____ Given records
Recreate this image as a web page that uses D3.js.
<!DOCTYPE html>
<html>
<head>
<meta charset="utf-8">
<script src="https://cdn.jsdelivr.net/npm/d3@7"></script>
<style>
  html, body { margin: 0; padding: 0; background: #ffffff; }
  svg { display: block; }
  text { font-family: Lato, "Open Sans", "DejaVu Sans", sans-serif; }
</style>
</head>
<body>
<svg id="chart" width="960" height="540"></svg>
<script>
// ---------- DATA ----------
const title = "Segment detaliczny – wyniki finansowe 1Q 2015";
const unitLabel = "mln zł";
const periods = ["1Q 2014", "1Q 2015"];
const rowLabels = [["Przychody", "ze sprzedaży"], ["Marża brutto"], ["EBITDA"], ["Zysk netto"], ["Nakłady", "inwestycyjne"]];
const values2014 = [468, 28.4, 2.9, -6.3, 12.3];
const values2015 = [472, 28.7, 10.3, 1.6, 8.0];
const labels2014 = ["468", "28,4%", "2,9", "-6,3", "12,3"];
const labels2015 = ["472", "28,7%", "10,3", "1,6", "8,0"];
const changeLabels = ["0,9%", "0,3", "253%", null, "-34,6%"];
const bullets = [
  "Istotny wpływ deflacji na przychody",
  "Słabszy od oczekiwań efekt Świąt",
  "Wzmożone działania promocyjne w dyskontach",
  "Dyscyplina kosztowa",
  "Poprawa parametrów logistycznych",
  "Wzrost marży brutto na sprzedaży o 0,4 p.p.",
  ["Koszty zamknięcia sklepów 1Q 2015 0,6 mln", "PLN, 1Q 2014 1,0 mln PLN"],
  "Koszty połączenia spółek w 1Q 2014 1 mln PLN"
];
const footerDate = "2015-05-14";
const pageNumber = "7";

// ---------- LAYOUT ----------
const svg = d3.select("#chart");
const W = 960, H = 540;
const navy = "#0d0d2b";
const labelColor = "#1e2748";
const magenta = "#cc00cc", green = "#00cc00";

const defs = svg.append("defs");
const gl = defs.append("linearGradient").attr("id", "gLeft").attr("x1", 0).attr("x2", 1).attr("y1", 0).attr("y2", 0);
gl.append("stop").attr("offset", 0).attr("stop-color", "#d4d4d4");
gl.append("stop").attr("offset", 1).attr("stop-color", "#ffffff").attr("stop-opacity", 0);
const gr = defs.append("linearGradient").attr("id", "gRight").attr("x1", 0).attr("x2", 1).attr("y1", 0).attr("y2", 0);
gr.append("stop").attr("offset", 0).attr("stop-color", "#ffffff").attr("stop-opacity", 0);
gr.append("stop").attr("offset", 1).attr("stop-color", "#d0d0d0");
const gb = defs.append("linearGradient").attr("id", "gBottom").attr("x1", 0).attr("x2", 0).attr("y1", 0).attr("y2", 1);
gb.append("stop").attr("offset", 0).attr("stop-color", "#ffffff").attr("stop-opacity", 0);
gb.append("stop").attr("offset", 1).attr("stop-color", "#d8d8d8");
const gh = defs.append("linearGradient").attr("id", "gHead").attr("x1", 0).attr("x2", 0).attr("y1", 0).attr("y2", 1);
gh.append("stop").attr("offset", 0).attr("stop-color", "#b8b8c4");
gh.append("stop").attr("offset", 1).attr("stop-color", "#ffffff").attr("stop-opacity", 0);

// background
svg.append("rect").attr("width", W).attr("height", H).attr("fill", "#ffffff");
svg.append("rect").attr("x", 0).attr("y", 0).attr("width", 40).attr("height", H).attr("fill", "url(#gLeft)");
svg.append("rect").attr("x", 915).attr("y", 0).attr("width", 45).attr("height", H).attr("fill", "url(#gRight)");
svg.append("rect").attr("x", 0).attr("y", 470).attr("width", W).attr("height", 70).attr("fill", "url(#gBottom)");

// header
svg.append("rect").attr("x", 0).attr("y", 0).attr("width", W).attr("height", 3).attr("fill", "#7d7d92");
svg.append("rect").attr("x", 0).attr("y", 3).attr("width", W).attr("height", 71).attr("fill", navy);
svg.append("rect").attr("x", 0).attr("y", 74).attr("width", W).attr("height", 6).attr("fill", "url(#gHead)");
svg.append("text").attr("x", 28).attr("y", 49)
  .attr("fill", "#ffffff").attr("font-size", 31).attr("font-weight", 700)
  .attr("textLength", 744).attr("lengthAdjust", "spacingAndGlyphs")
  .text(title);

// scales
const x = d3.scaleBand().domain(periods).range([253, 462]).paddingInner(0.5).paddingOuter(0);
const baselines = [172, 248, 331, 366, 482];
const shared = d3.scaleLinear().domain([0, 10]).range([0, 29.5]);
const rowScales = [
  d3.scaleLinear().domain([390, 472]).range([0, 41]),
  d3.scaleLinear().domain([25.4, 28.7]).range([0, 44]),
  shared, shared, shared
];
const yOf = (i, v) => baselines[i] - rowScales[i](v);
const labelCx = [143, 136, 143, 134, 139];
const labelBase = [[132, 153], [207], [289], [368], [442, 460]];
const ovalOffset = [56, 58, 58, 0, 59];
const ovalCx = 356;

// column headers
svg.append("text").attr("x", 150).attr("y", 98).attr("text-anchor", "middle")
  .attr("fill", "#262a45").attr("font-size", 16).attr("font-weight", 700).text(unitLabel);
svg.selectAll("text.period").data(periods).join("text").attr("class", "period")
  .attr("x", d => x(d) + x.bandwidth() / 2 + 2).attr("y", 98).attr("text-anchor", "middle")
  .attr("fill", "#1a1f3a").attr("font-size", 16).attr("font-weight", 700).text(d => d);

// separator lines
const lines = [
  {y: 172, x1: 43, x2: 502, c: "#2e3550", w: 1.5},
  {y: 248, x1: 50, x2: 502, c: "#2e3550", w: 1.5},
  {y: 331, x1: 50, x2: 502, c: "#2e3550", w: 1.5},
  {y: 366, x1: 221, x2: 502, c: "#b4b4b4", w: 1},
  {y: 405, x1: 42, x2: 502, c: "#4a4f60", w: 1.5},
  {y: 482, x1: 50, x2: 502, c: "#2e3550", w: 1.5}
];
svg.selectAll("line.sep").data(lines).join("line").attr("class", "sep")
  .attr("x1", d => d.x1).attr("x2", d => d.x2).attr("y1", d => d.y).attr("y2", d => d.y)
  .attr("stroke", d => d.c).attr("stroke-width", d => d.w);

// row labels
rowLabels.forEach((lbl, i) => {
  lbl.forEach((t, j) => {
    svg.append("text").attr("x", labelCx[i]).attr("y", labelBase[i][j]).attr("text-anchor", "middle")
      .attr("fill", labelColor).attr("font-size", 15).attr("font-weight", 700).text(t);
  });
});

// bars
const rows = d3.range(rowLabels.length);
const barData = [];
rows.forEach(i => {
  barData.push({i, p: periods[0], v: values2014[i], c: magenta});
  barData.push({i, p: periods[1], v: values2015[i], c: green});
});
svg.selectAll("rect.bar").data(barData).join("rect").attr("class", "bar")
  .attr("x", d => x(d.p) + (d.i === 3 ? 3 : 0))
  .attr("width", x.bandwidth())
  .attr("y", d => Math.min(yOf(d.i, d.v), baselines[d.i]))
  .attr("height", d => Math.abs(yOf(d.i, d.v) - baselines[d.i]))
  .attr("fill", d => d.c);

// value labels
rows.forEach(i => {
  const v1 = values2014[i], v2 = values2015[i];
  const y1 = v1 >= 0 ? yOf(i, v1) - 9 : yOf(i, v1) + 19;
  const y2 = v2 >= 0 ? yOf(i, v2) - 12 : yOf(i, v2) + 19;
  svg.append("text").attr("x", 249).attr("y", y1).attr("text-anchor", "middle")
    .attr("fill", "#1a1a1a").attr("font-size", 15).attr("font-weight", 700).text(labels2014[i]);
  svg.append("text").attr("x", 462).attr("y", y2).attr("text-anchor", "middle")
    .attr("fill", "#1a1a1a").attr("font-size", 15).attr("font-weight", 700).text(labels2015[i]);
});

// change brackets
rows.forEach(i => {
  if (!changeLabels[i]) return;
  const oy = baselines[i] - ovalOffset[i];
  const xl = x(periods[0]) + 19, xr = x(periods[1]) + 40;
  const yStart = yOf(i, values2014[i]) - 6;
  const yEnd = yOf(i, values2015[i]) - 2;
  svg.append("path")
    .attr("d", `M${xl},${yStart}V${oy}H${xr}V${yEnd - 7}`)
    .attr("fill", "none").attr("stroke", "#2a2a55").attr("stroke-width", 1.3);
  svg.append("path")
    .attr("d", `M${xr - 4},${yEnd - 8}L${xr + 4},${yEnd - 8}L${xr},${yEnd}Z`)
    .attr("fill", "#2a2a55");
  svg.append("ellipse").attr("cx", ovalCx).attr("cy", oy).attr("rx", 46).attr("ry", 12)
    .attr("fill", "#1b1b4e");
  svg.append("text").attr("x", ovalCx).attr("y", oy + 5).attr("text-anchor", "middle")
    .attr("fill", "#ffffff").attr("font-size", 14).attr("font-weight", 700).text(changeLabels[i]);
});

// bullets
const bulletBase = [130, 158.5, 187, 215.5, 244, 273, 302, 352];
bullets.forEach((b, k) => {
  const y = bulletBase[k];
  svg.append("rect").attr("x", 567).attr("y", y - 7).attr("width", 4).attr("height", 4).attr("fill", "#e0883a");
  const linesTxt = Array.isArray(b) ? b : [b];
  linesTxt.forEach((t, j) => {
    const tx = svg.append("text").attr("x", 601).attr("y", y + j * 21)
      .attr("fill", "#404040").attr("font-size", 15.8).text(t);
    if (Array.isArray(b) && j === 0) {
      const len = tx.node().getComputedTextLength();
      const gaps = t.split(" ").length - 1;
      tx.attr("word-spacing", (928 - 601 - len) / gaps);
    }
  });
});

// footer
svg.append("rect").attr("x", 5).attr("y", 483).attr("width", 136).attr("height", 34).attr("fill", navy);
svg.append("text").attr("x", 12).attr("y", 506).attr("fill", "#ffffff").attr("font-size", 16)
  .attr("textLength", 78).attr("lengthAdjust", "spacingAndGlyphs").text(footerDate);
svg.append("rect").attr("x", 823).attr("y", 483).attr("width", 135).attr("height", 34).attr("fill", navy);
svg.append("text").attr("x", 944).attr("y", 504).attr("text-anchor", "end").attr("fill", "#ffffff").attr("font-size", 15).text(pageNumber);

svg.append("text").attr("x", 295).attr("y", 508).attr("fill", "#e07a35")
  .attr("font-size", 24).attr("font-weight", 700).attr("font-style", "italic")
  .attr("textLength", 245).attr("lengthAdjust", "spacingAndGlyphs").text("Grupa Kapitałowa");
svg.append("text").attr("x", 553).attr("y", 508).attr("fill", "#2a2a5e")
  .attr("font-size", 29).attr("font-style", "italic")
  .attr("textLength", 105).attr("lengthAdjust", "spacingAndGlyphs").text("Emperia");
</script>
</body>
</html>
________
____ Given records
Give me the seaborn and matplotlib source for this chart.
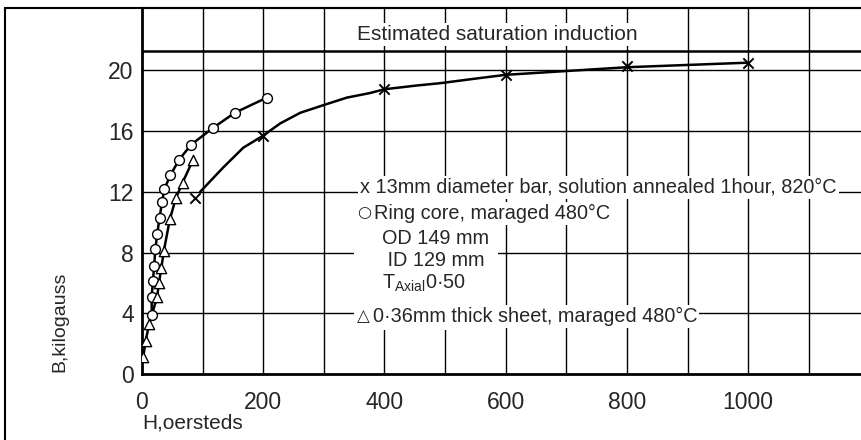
________
____ Given records
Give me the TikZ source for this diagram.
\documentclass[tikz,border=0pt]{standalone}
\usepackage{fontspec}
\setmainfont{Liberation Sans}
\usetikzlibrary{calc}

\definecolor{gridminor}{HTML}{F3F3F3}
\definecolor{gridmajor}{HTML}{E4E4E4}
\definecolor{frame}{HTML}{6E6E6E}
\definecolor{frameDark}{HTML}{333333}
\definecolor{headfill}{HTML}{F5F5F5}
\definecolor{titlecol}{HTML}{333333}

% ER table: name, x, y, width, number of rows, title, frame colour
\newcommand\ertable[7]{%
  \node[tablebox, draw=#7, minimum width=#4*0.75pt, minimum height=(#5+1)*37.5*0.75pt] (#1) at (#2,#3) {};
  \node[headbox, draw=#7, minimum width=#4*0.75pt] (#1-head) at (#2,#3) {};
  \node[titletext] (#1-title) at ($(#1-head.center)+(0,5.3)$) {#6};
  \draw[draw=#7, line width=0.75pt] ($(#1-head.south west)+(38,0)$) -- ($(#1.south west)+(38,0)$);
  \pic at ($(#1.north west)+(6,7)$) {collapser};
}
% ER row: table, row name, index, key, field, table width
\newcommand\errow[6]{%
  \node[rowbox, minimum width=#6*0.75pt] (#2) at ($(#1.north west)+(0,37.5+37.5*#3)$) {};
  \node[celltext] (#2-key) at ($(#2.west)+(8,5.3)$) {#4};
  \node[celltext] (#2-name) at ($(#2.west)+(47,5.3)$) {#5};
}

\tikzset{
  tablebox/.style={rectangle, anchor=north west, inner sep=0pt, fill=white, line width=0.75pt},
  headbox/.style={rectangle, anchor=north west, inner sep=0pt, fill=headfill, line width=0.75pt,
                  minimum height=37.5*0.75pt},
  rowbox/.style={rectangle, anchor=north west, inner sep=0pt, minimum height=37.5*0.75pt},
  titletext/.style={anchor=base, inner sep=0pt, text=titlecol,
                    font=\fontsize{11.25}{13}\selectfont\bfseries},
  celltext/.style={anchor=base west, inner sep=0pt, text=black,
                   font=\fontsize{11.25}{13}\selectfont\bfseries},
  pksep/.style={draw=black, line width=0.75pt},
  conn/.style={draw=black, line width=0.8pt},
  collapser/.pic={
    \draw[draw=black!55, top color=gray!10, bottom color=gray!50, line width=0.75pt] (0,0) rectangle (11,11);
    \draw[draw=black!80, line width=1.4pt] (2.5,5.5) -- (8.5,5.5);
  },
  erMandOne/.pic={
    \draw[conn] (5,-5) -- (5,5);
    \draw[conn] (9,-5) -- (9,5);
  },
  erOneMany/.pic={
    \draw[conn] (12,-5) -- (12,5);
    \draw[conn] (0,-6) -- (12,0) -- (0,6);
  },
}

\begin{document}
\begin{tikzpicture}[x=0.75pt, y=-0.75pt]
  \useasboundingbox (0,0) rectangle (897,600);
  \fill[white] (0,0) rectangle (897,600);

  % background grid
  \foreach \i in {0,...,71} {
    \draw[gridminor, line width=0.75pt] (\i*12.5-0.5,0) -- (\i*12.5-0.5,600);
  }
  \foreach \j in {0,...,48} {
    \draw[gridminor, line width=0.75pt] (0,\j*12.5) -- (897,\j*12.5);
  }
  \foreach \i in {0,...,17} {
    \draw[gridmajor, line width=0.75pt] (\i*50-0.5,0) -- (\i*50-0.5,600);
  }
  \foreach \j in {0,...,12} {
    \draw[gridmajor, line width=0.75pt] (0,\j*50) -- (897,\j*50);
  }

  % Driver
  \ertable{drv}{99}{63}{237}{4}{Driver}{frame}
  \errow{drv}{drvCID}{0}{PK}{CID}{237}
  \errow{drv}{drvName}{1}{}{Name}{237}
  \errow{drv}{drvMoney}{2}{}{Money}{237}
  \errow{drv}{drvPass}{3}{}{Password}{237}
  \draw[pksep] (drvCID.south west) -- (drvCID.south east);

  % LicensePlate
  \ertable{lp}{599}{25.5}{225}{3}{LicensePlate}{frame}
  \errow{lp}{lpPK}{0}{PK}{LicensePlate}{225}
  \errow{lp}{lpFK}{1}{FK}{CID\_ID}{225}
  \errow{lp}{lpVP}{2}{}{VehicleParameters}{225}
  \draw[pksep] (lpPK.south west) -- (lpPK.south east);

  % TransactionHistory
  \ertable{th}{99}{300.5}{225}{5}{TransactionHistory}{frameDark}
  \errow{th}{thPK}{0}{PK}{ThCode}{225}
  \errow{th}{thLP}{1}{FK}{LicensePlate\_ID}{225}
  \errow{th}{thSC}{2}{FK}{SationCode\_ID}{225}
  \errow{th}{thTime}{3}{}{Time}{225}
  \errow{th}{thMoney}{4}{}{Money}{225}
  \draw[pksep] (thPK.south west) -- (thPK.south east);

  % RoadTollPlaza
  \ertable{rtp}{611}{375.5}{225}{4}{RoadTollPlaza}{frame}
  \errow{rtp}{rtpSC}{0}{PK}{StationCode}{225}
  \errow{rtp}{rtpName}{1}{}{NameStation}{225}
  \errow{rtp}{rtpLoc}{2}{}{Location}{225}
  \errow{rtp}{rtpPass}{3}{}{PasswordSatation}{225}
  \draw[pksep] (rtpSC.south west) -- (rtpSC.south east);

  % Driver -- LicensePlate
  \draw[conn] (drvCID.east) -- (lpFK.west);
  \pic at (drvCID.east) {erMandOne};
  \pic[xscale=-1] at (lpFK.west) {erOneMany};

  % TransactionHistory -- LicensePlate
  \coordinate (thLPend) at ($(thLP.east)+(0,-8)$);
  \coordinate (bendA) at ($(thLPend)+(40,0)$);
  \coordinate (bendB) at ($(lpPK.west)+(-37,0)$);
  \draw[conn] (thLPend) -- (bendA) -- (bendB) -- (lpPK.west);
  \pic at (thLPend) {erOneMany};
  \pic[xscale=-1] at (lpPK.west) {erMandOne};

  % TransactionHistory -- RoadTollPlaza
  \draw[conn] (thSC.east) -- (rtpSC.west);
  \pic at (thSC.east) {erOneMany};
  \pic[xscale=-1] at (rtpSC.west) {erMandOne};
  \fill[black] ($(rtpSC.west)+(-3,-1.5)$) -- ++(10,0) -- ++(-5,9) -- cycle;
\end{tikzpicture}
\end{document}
________
_Request_.
Which lines hold the string "this"? List them all.

_Correct result_.
Recreate this image as a web page that uses D3.js.
Give me the seaborn and matplotlib source for this chart.
Give me the TikZ source for this diagram.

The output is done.